**The task:** Copy exactly, leaving out every image, the lines from the one with "Give me the TikZ source for this diagram." through the one with "(rek2) at (363,415)", inclusive.

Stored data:
>>>>

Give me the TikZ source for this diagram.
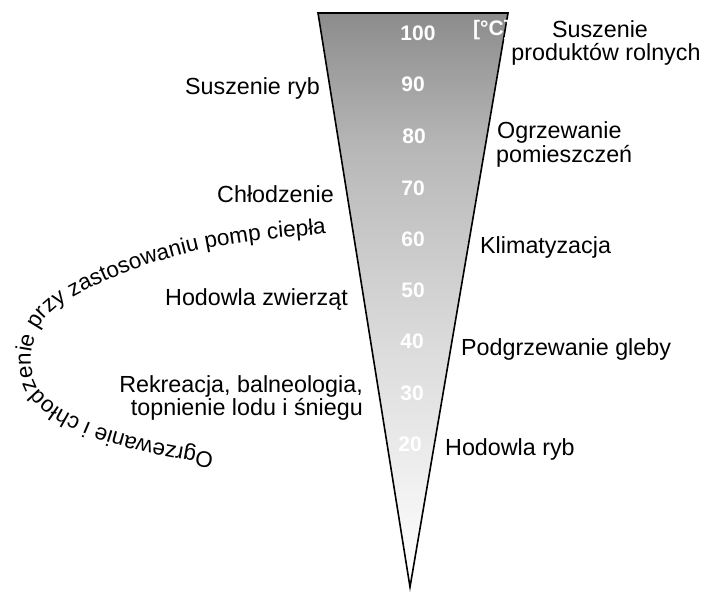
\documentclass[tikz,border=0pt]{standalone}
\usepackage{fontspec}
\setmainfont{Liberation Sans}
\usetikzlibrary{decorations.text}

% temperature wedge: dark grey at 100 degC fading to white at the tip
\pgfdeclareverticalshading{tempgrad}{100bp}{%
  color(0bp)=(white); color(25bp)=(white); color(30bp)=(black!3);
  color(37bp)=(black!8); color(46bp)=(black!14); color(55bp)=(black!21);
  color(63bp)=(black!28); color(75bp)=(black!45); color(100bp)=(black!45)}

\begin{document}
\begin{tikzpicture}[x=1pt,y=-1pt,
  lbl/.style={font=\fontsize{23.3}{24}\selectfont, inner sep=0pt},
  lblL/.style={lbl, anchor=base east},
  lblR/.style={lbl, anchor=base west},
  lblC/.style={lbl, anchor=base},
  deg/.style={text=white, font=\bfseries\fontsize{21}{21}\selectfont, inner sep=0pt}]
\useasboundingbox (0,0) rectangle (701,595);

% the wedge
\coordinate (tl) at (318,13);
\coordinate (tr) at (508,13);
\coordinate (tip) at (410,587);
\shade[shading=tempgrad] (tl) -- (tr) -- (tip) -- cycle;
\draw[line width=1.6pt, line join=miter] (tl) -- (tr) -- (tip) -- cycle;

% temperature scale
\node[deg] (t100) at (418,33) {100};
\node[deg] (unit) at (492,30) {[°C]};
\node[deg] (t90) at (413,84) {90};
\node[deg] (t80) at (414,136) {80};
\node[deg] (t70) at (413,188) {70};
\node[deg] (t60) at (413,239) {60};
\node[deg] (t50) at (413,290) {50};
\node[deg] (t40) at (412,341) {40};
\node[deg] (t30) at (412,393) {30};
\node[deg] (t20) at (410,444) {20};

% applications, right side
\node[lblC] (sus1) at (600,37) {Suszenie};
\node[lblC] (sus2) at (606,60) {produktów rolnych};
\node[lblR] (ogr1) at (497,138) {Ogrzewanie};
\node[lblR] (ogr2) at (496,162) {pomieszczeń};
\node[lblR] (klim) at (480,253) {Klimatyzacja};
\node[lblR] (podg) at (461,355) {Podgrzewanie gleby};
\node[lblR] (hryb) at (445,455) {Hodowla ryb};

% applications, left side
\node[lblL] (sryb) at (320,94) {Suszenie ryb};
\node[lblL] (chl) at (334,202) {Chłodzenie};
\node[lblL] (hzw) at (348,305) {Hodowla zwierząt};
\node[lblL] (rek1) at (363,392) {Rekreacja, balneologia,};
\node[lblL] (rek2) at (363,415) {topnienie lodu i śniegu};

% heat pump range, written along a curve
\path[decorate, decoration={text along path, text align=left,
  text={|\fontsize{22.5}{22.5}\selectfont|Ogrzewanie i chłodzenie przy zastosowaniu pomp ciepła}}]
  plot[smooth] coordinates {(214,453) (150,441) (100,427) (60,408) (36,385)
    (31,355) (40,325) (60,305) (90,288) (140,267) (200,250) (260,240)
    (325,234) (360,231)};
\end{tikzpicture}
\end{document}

<<<<
>>>>

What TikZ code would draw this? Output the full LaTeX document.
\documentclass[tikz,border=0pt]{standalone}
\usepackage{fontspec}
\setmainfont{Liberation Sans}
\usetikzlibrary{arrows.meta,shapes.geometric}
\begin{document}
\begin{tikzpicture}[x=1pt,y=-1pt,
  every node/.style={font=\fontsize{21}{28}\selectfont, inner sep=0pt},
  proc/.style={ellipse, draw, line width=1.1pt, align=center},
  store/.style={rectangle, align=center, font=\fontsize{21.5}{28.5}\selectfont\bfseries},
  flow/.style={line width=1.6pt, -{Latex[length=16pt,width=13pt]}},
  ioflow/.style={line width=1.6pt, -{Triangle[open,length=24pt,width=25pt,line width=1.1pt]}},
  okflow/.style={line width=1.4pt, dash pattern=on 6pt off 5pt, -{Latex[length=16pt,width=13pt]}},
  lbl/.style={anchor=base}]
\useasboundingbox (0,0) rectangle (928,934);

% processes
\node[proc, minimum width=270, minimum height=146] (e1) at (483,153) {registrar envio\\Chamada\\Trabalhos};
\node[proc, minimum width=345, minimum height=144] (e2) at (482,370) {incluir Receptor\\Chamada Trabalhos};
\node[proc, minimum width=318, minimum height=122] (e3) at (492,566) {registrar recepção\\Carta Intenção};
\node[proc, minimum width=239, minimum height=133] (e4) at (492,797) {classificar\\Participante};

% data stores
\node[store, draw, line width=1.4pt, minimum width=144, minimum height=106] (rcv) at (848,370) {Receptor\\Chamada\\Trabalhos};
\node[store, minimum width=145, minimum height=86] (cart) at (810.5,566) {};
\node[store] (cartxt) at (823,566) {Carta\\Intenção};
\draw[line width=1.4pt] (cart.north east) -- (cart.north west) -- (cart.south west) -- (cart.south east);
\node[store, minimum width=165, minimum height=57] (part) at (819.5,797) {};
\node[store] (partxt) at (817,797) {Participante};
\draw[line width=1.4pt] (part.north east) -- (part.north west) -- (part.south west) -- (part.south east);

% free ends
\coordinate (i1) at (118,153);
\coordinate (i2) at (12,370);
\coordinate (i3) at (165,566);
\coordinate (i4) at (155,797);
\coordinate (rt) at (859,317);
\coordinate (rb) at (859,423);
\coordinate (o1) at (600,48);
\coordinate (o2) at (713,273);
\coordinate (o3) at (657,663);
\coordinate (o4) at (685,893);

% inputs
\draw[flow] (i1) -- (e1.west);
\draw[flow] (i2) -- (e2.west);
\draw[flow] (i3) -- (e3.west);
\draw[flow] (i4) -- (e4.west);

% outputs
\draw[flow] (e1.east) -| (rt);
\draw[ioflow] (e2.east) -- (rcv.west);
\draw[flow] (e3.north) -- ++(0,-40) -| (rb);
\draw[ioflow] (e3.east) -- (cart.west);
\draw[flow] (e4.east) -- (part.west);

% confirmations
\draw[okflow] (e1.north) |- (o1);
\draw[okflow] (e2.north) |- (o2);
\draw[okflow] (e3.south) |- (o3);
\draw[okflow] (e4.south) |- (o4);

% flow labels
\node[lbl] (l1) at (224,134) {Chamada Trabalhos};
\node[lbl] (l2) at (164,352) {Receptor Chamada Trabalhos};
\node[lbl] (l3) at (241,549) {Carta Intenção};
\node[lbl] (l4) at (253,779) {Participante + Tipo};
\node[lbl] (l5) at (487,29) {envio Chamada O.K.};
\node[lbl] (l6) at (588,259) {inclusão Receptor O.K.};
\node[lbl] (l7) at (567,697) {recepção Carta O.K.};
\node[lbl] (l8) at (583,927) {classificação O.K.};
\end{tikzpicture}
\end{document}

<<<<

**Answer to the task:**
Give me the TikZ source for this diagram.
\documentclass[tikz,border=0pt]{standalone}
\usepackage{fontspec}
\setmainfont{Liberation Sans}
\usetikzlibrary{decorations.text}

% temperature wedge: dark grey at 100 degC fading to white at the tip
\pgfdeclareverticalshading{tempgrad}{100bp}{%
  color(0bp)=(white); color(25bp)=(white); color(30bp)=(black!3);
  color(37bp)=(black!8); color(46bp)=(black!14); color(55bp)=(black!21);
  color(63bp)=(black!28); color(75bp)=(black!45); color(100bp)=(black!45)}

\begin{document}
\begin{tikzpicture}[x=1pt,y=-1pt,
  lbl/.style={font=\fontsize{23.3}{24}\selectfont, inner sep=0pt},
  lblL/.style={lbl, anchor=base east},
  lblR/.style={lbl, anchor=base west},
  lblC/.style={lbl, anchor=base},
  deg/.style={text=white, font=\bfseries\fontsize{21}{21}\selectfont, inner sep=0pt}]
\useasboundingbox (0,0) rectangle (701,595);

% the wedge
\coordinate (tl) at (318,13);
\coordinate (tr) at (508,13);
\coordinate (tip) at (410,587);
\shade[shading=tempgrad] (tl) -- (tr) -- (tip) -- cycle;
\draw[line width=1.6pt, line join=miter] (tl) -- (tr) -- (tip) -- cycle;

% temperature scale
\node[deg] (t100) at (418,33) {100};
\node[deg] (unit) at (492,30) {[°C]};
\node[deg] (t90) at (413,84) {90};
\node[deg] (t80) at (414,136) {80};
\node[deg] (t70) at (413,188) {70};
\node[deg] (t60) at (413,239) {60};
\node[deg] (t50) at (413,290) {50};
\node[deg] (t40) at (412,341) {40};
\node[deg] (t30) at (412,393) {30};
\node[deg] (t20) at (410,444) {20};

% applications, right side
\node[lblC] (sus1) at (600,37) {Suszenie};
\node[lblC] (sus2) at (606,60) {produktów rolnych};
\node[lblR] (ogr1) at (497,138) {Ogrzewanie};
\node[lblR] (ogr2) at (496,162) {pomieszczeń};
\node[lblR] (klim) at (480,253) {Klimatyzacja};
\node[lblR] (podg) at (461,355) {Podgrzewanie gleby};
\node[lblR] (hryb) at (445,455) {Hodowla ryb};

% applications, left side
\node[lblL] (sryb) at (320,94) {Suszenie ryb};
\node[lblL] (chl) at (334,202) {Chłodzenie};
\node[lblL] (hzw) at (348,305) {Hodowla zwierząt};
\node[lblL] (rek1) at (363,392) {Rekreacja, balneologia,};
\node[lblL] (rek2) at (363,415) {topnienie lodu i śniegu};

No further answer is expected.